Rigid system that does not assume that people can die
Helga Björg Helgadóttir and her late husband Guðjón Björnsson with their three children. Helgadóttir is now battling a system that does not account for people dying. Photo/Sent to mbl.is
“I had to change the ID number for the farm because we didn’t have this as an enterprise but just listed on my husband’s ID number,” Helga Björg Helgadóttir, a cow farmer at Syðri-Hamrar 3 in Ásahreppur, Rangárvallasýsla, told mbl.is. Helgadóttir has been fighting the system since her husband, Guðjón Björnsson, died in an accident at their farm in March.
“When he dies, his ID cannot be used anymore, so I just put the farm just over to my personal ID,” says Helgadóttir, who at the same time began to struggle with an administration that, she says, doesn’t expect people to die.
“As if I had never been in farming”
“I’ve called a lot of companies these days, the slaughterhouses and others, and in most cases things aren’t a problem, it’s just one phone call and things are sorted out, but there, the regulatory system seems to be more complicated. It was just like I was a new farmer and I’d never been in farming,” Helgadóttir continues. Guðjón Björnsson and Helgadóttir took over the farm in 2013 from his parents and have been farming in Syðri-Hamrar since – for a decade. Björnsson was from the farm, but Helgadóttir is from another farm, Súluholt in Flói.
“I am informed that I need to fill out a form online and let the Icelandic Food and Veterinary Authority know to obtain a license to sell milk, and here I was thinking it was only a phonecall away, since we already had a license to sell milk. That turned out to be a much bigger affair.
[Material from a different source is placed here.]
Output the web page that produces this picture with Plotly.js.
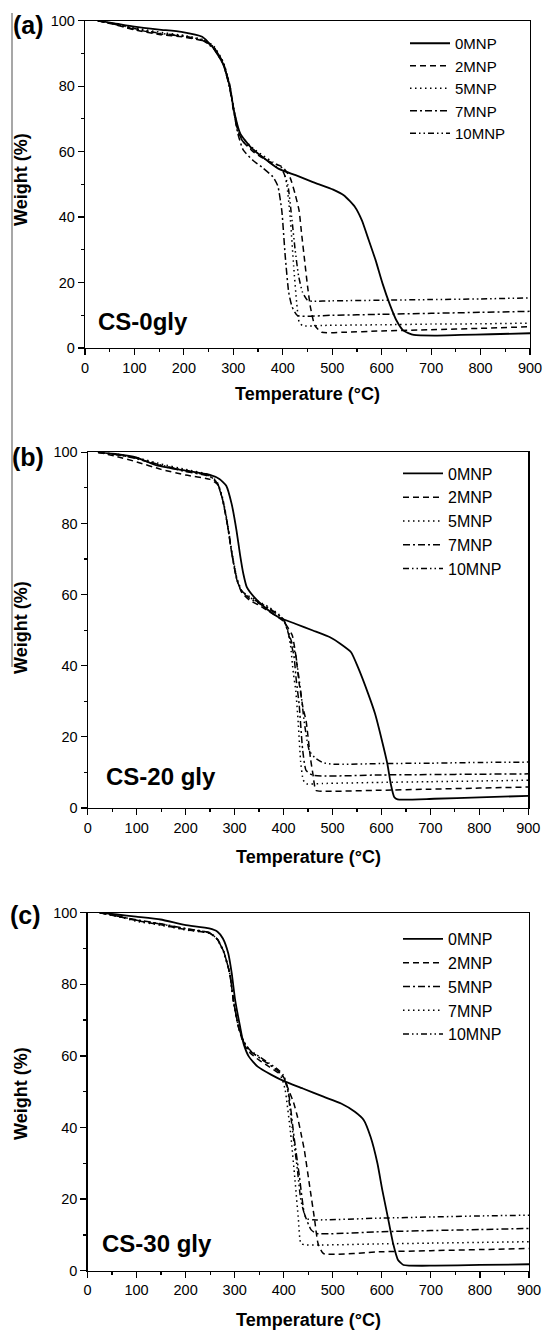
<!DOCTYPE html>
<html>
<head>
<meta charset="utf-8">
<script src="https://cdn.plot.ly/plotly-3.0.1.min.js"></script>
<style>html,body{margin:0;padding:0;background:#fff;}#chart{width:546px;height:1330px;}</style>
</head>
<body>
<div id="chart"></div>
<script>
// ---------- DATA ----------
const seriesNames = ['0MNP', '2MNP', '5MNP', '7MNP', '10MNP'];
const xTickVals = [0, 100, 200, 300, 400, 500, 600, 700, 800, 900];
const yTickVals = [0, 20, 40, 60, 80, 100];
const panelLabels = ['(a)', '(b)', '(c)'];
const sampleLabels = ['CS-0gly', 'CS-20 gly', 'CS-30 gly'];

// Panel (a) CS-0gly
const aT0 = [26,60,100,150,195,237,258,279,293,301,314,335,363,391,426,461,502,524,546,560,574,588,602,616,630,644,665,707,760,820,900];
const aW0 = [100,99.2,98.2,97.3,96.6,95.1,92.0,86.9,79.8,72.7,65.5,61.4,57.9,54.8,52.8,50.7,48.4,46.6,43.1,39,32.9,26.7,19.6,13.5,8.4,5.3,4.0,3.8,4.0,4.2,4.5];
const aT2 = [26,60,100,150,200,240,260,280,293,301,310,320,340,360,380,400,415,425,433,438,444,450,456,465,479,520,600,700,800,900];
const aW2 = [100,98.8,97.2,95.8,95.0,93.8,92.0,87.0,80.0,72.5,66.0,63.0,60.0,58.0,56.5,55.3,52.0,47.0,42.0,35.0,27.0,19.0,12.4,6.8,4.8,4.8,5.2,5.6,6.0,6.5];
const aT5 = [26,60,100,150,200,240,260,280,293,301,310,320,340,360,380,400,408,415,422,428,433,440,480,600,700,800,900];
const aW5 = [100,99,97.8,96.5,95.5,94.2,92.3,87.3,80.3,73,66.5,64,61,58.8,56.8,54.8,50,40,25,14,8,6.8,6.9,7.1,7.3,7.4,7.6];
const aT7 = [26,60,100,150,200,240,260,280,293,301,310,320,340,360,380,390,398,405,412,419,430,500,600,700,800,900];
const aW7 = [100,98.9,97.4,96,95.2,93.8,91.5,86.5,79,72,65,60.5,57.3,55,52.3,49.5,42,28,17,12.5,9.9,10,10.3,10.6,10.9,11.2];
const aT10 = [26,60,100,150,200,240,260,280,293,301,310,320,340,360,380,400,410,418,425,432,440,450,460,500,600,700,800,900];
const aW10 = [100,99,97.6,96.2,95.3,94,92,87,79.5,72.3,65.5,63,60.5,58.2,56,54,50,40,30,22,17,14.6,14.3,14.4,14.6,14.8,15,15.3];

// Panel (b) CS-20 gly
const bT0 = [21,60,99,141,198,248,269,283,294,304,311,318,325,340,361,389,424,460,495,516,538,552,573,587,601,612,619,626,633,708,800,900];
const bW0 = [100,99.5,98.6,96.3,94.9,93.7,92.5,90.6,85.5,78,71.4,65.8,62.1,59.3,56.5,53.7,51.8,49.9,48,46.2,43.8,39.6,32.1,26.5,19,12.5,6.8,3.1,2.4,2.6,3.0,3.4];
const bT2 = [21,60,100,150,200,250,265,275,285,295,305,315,330,350,370,390,400,410,418,425,432,440,446,455,460,466,478,600,700,800,900];
const bW2 = [100,98.8,97.3,95.2,93.6,92.4,91,87,80,71,64,60.5,58.5,57,55.3,53.5,52.5,50.5,48.5,43,35,28,24.6,14,9.6,5,4.7,5.0,5.3,5.6,5.9];
const bT5 = [21,60,100,150,200,250,265,275,285,295,305,315,330,350,370,390,400,408,414,420,425,430,435,440,446,480,600,700,800,900];
const bW5 = [100,99.5,98.5,96.7,95.2,93.6,91.5,87.5,80.5,71.5,64.5,61,59.5,58,56.5,54.5,53,50,46,38,33,24,13,8,6.8,6.9,7.2,7.4,7.6,7.8];
const bT7 = [21,60,100,150,200,250,265,275,285,295,305,315,330,350,370,390,400,410,421,426,432,439,446,460,600,700,800,900];
const bW7 = [100,99.3,98.2,96.2,94.6,93.2,91.2,87,80,71,64,60.8,59,57.5,56,54.2,53,49,43,36,29,16.5,10.6,9.2,9.3,9.4,9.5,9.6];
const bT10 = [21,60,100,150,200,250,265,275,285,295,305,315,330,350,370,390,400,410,418,425,430,435,442,448,453,465,480,502,600,700,800,900];
const bW10 = [100,99.3,98.3,96.4,94.8,93.3,91.3,87.2,80.2,71.2,64.2,61,59.3,57.8,56.2,54.3,53,49.5,46,43,38,33,24.6,19,16,14,12.8,12.3,12.5,12.6,12.8,12.9];

// Panel (c) CS-30 gly
const cT0 = [25,60,99,149,198,248,265,276,287,294,301,311,318,329,347,375,403,439,481,517,545,563,577,591,601,612,623,633,644,708,800,900];
const cW0 = [100,99.5,98.9,98.1,96.6,95.6,94.7,92.8,88.6,83.1,75.6,68.2,63.5,59.8,57,54.7,52.8,50.9,48.6,46.7,44.4,42.1,37.4,30,22.5,15.1,7.6,3,1.6,1.4,1.6,1.8];
const cT2 = [25,60,100,150,200,250,265,278,290,298,308,318,330,350,370,390,400,410,420,428,435,442,453,463,470,481,600,700,800,900];
const cW2 = [100,99,97.8,96.6,95.3,94.2,92.5,89,83,75,68,63.5,61,58.8,57,55.2,54,50.5,47,43,38.5,33.7,23.5,14.2,7.6,4.8,5.3,5.6,5.9,6.2];
const cT5 = [25,60,100,150,200,250,265,278,290,298,308,318,330,350,370,390,400,410,421,432,442,456,467,600,700,800,900];
const cW5 = [100,99.1,98,96.9,95.6,94.4,92.6,89,83,75,68,64,61.5,59.5,57.6,55.6,54,49.5,37.4,26.3,16,11.4,10.4,10.9,11.2,11.5,11.8];
const cT7 = [25,60,100,150,200,250,265,278,290,298,308,318,330,350,370,390,398,403,414,423,430,435,446,600,700,800,900];
const cW7 = [100,99,97.6,96.5,95.2,94.2,92.4,88.8,82.8,74.8,67.8,64,61.6,59.6,57.8,55.5,53,50.5,38.4,25.3,14.2,7.6,7.2,7.5,7.7,7.9,8.1];
const cT10 = [25,60,100,150,200,250,265,278,290,298,308,318,330,350,370,390,400,407,417,428,435,446,460,600,700,800,900];
const cW10 = [100,99.1,97.9,96.8,95.5,94.3,92.5,89,83,75,68,64.2,61.8,59.8,58,56,54.5,51.4,40.2,28.1,19.7,14.6,14.2,14.7,15,15.3,15.5];

// ---------- STYLES ----------
const DASH = {
  solid: 'solid',
  dash: '6px,4px',
  dot: '1.5px,3.5px',
  dashdot: '7px,3px,2px,3px',
  dashdotdot: '6px,3px,1.5px,3px,1.5px,3px'
};
const stylesAB = ['solid', 'dash', 'dot', 'dashdot', 'dashdotdot'];
const stylesC  = ['solid', 'dash', 'dashdot', 'dot', 'dashdotdot'];

const panels = [
  {T: [aT0, aT2, aT5, aT7, aT10], W: [aW0, aW2, aW5, aW7, aW10], styles: stylesAB, ax: '', leg: 'legend'},
  {T: [bT0, bT2, bT5, bT7, bT10], W: [bW0, bW2, bW5, bW7, bW10], styles: stylesAB, ax: '2', leg: 'legend2'},
  {T: [cT0, cT2, cT5, cT7, cT10], W: [cW0, cW2, cW5, cW7, cW10], styles: stylesC, ax: '3', leg: 'legend3'}
];

const traces = [];
panels.forEach(p => {
  for (let i = 0; i < seriesNames.length; i++) {
    traces.push({
      type: 'scatter', mode: 'lines',
      x: p.T[i], y: p.W[i], name: seriesNames[i],
      xaxis: 'x' + p.ax, yaxis: 'y' + p.ax, legend: p.leg,
      line: {color: '#000', width: i === 0 ? 1.8 : 1.5, dash: DASH[p.styles[i]], shape: 'spline', smoothing: 0.5},
      hoverinfo: 'skip'
    });
  }
});

const W = 546, H = 1330;
const px = v => v / W;
const py = v => 1 - v / H;
const FONT = 'Liberation Sans, Arial, sans-serif';

function xAx(dom, anchor) {
  return {
    domain: dom, anchor: anchor, range: [0, 900], tickvals: xTickVals,
    ticks: 'outside', ticklen: 6, tickwidth: 1.2, tickcolor: '#000',
    minor: {ticks: 'outside', ticklen: 3, tickwidth: 1.2, tickcolor: '#000', dtick: 50, tick0: 0},
    showline: true, linecolor: '#000', linewidth: 1.2, mirror: true,
    showgrid: false, zeroline: false,
    tickfont: {family: FONT, size: 14.5, color: '#000'}
  };
}
function yAx(dom, anchor) {
  return {
    domain: dom, anchor: anchor, range: [0, 100], tickvals: yTickVals,
    ticks: 'outside', ticklen: 6, tickwidth: 1.2, tickcolor: '#000',
    minor: {ticks: 'outside', ticklen: 3, tickwidth: 1.2, tickcolor: '#000', dtick: 10, tick0: 0},
    showline: true, linecolor: '#000', linewidth: 1.2, mirror: true,
    showgrid: false, zeroline: false,
    tickfont: {family: FONT, size: 14.5, color: '#000'}
  };
}

function leg(x, y, size) {
  return {x: x, y: y, xanchor: 'left', yanchor: 'top', bgcolor: 'rgba(0,0,0,0)', borderwidth: 0,
    itemwidth: 40, font: {family: FONT, size: size, color: '#000'}, tracegroupgap: 0};
}

const ann = [];
function A(text, x, y, size, opts) {
  ann.push(Object.assign({text: text, x: x, y: y, xref: 'paper', yref: 'paper', showarrow: false,
    xanchor: 'center', yanchor: 'middle', font: {family: FONT, size: size, color: '#000'}}, opts || {}));
}
// panel letters
A('<b>' + panelLabels[0] + '</b>', px(28), py(25), 25);
A('<b>' + panelLabels[1] + '</b>', px(28), py(457), 25);
A('<b>' + panelLabels[2] + '</b>', px(25), py(915), 25);
// y titles
A('<b>Weight (%)</b>', px(21), py(180), 18, {textangle: -90});
A('<b>Weight (%)</b>', px(21), py(628), 18, {textangle: -90});
A('<b>Weight (%)</b>', px(21), py(1094), 18, {textangle: -90});
// x titles
A('<b>Temperature (°C)</b>', px(307.5), py(394), 18);
A('<b>Temperature (°C)</b>', px(308), py(857), 18);
A('<b>Temperature (°C)</b>', px(308), py(1320), 18);
// sample labels
A('<b>' + sampleLabels[0] + '</b>', px(96), py(322), 24, {xanchor: 'left'});
A('<b>' + sampleLabels[1] + '</b>', px(104), py(776), 24, {xanchor: 'left'});
A('<b>' + sampleLabels[2] + '</b>', px(100), py(1243), 24, {xanchor: 'left'});

const layout = {
  width: W, height: H,
  margin: {l: 0, r: 0, t: 0, b: 0},
  paper_bgcolor: '#fff', plot_bgcolor: '#fff',
  showlegend: true,
  font: {family: FONT, color: '#000'},
  xaxis: xAx([px(85), px(530)], 'y'),
  yaxis: yAx([py(348), py(20.7)], 'x'),
  xaxis2: xAx([px(87.7), px(528.3)], 'y2'),
  yaxis2: yAx([py(808), py(452.3)], 'x2'),
  xaxis3: xAx([px(87.5), px(529)], 'y3'),
  yaxis3: yAx([py(1270.7), py(912.7)], 'x3'),
  legend: leg(px(405), py(27), 15),
  legend2: leg(px(398), py(456.5), 16),
  legend3: leg(px(398), py(922), 16),
  annotations: ann,
  shapes: [{type: 'line', xref: 'paper', yref: 'paper', x0: px(12), x1: px(12), y0: py(13), y1: py(667),
    line: {color: '#8a8a8a', width: 1.5}}]
};

Plotly.newPlot('chart', traces, layout, {staticPlot: true, displayModeBar: false});
</script>
</body>
</html>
“But that wasn’t the case. In order to get the license a veterinarian has to audit the farm and go over everything like I am just starting farming. I was asked: Have you any experience in farming?” – when I have been a farmer for ten years. This system is simply so rigid and inflexible that it does not assume that people can die,” says Helgadóttir of her interactions with the governmental agency, although she says the people working there are good people, but the system is way too rigid and needs improvement.
Helgadóttir has been a cowfarmer for ten years with her husband who tragically died earlier this year. She was asked by the veterinarian auditing the farm whether she had any experience in farming, like the last ten years never happened. Photo/sent to mbl.is
The situation that Helgadóttir finds herself in is that she has to apply for a new license to sell milk, which entails a veterinarian coming to audit and go over the facilities at the farm. “Then I get a list of things to fix and you fix it, which is okay,” the cow-farmer says and then continues.
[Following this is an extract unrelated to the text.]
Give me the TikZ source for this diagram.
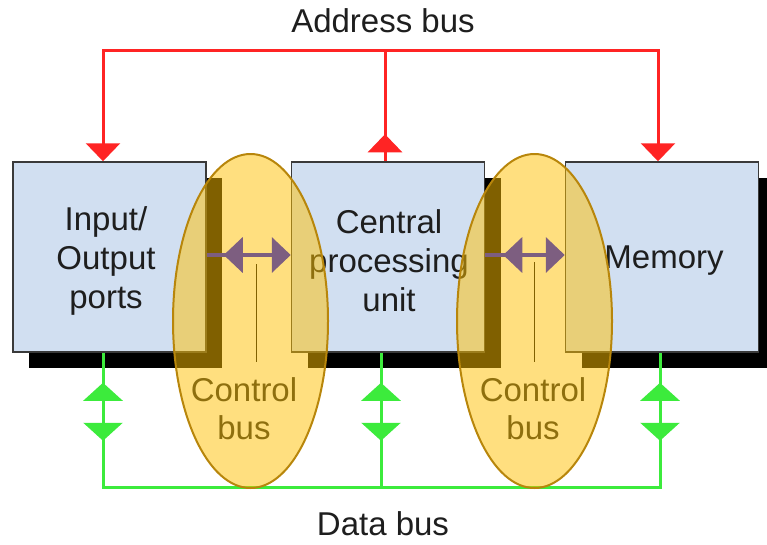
\documentclass[tikz,border=0pt]{standalone}
\usepackage{fontspec}
\setmainfont{Liberation Sans}
\usetikzlibrary{arrows.meta,shadows,decorations.markings,shapes.geometric}

\definecolor{boxfill}{HTML}{D1DFF1}
\definecolor{boxline}{HTML}{3A3A3A}
\definecolor{addrred}{HTML}{FF2424}
\definecolor{datagreen}{HTML}{3CEB3C}
\definecolor{ctrlpurple}{HTML}{7D5E80}
\definecolor{zonefill}{HTML}{FFC000}
\definecolor{zoneline}{HTML}{B8860B}
\definecolor{inktext}{HTML}{1E1E1E}

\tikzset{
  redhead/.tip={Triangle[width=34pt,length=18pt]},
  greenhead/.tip={Triangle[width=39pt,length=18pt]},
  purplehead/.tip={Triangle[width=35pt,length=19pt]},
  bigtext/.style={font=\fontsize{33}{39}\selectfont, text=inktext, align=center, inner sep=0pt},
  unit/.style={draw=boxline, line width=1.5pt, fill=boxfill,
    minimum width=193pt, minimum height=190pt, inner sep=0pt,
    drop shadow={shadow xshift=16pt, shadow yshift=-16pt, opacity=1, fill=black}},
  addr/.style={draw=addrred, line width=3pt},
  datal/.style={draw=datagreen, line width=3pt},
  ctrl/.style={draw=ctrlpurple, line width=4pt},
  zone/.style={ellipse, draw=zoneline, line width=2pt, fill=zonefill, fill opacity=0.5,
    minimum width=155pt, minimum height=334pt, inner sep=0pt},
  bothways/.style={postaction={decorate, decoration={markings,
    mark=at position #1 with {\arrowreversed{greenhead}},
    mark=at position 88pt with {\arrow{greenhead}}}}},
  upmark/.style={postaction={decorate, decoration={markings,
    mark=at position #1 with {\arrow{redhead}}}}},
  backmark/.style={postaction={decorate, decoration={markings,
    mark=at position #1 with {\arrowreversed{purplehead}}}}},
}

\begin{document}
\begin{tikzpicture}[x=1pt, y=-1pt]
  \useasboundingbox (0,0) rectangle (767,544);

  % the three units
  \node[unit] (io)  at (109.5,257) {};
  \node[unit] (cpu) at (388,257)   {};
  \node[unit] (mem) at (662,257)   {};
  \node[bigtext] (iotext)  at (106,261) {Input/\\Output\\ports};
  \node[bigtext] (cputext) at (389,261) {Central\\processing\\unit};
  \node[bigtext] (memtext) at (664,261) {Memory};

  % bus labels
  \node[bigtext] (ablabel) at (383,21)  {Address bus};
  \node[bigtext] (dblabel) at (383,524) {Data bus};

  % address bus
  \coordinate (abL) at (103,50);
  \coordinate (abC) at (385,50);
  \coordinate (abR) at (658,50);
  \draw[addr, redhead-redhead] (abL |- io.north) -- (abL) -- (abR) -- (abR |- mem.north);
  \draw[addr, upmark=27pt] (abC |- cpu.north) -- (abC);

  % data bus
  \coordinate (dbL) at (103,487);
  \coordinate (dbC) at (381,487);
  \coordinate (dbR) at (660,487);
  \draw[datal, bothways=30pt] (dbL |- io.south) -- (dbL);
  \draw[datal, bothways=30pt] (dbC |- cpu.south) -- (dbC);
  \draw[datal, bothways=30pt] (dbR |- mem.south) -- (dbR);
  \draw[datal, line cap=rect] (dbL) -- (dbR);

  % control bus labels and leaders
  \node[bigtext, font=\fontsize{33}{38}\selectfont] (cb1) at (244,409) {Control\\bus};
  \node[bigtext, font=\fontsize{33}{38}\selectfont] (cb2) at (533,409) {Control\\bus};
  \coordinate (l1top) at (256,264);
  \coordinate (l1bot) at (256,362);
  \coordinate (l2top) at (534,262);
  \coordinate (l2bot) at (534,362);
  \draw[line width=1pt] (l1top) -- (l1bot);
  \draw[line width=1pt] (l2top) -- (l2bot);

  % control bus zones
  \node[zone] (z1) at (250.5,321) {};
  \node[zone] (z2) at (534.5,321) {};

  % control bus links
  \coordinate (cl) at (0,255);
  \draw[ctrl, backmark=17pt, -purplehead] (io.east |- cl) -- (cpu.west |- cl);
  \draw[ctrl, backmark=18pt, -purplehead] (cpu.east |- cl) -- (mem.west |- cl);
\end{tikzpicture}
\end{document}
“But at this point I had just lost my husband and was alone with three children. This was in the summer when we were working on the fields gathering hay, you have no time but you still have to get it right, a list of lots of projects to execute and a time frame for that. Of course it’s a good thing to fix things up and keep things as good as possible, but this point wasn’t it possible to wait with this?” Helgadóttir asks, adding that a couple of broken tiles in a dairy-house or cracked-up light-bulbs surely cannot have a big impact when looking at the big picture.
Not in a condition to fight
Are these institutions completely rigid in their demands?
“Yes, it seems to be. I just call them there and I’m in such a state where I just say yes okay, I’m not going to fight with them. I just hope that this will be changed so people don’t have to get into this because at this moment I thought for the first time that I was just going to give up, that I couldn’t do it. And this was the first time since Guðjón dies that I thought like that,” Helgadóttir confesses with a heavy heart.
When asked, however, Helgadóttir says she will try hard to continue her farming, even though she has to adjust and fix everything the Food and Veterinary Authority’s list makes her do. “And on top of that I have to pay for a new license to sell milk,” she adds.
What do you think will lead to improvements in cases like hers?
“Just that people in their prime can die and that there has to be some flexibility in regulations when people die suddenly. We were in this together, it’s not like I was just sitting in a house. There are less than 500 cow farmers in the country and it shouldn’t be so complicated, it doesn’t have to be so rigid,” cow farmer Helga Björg Helgadóttir answers. She plans to finish the project list, try to finish it as she puts it, alone with her three children who are two, nine and eleven years old.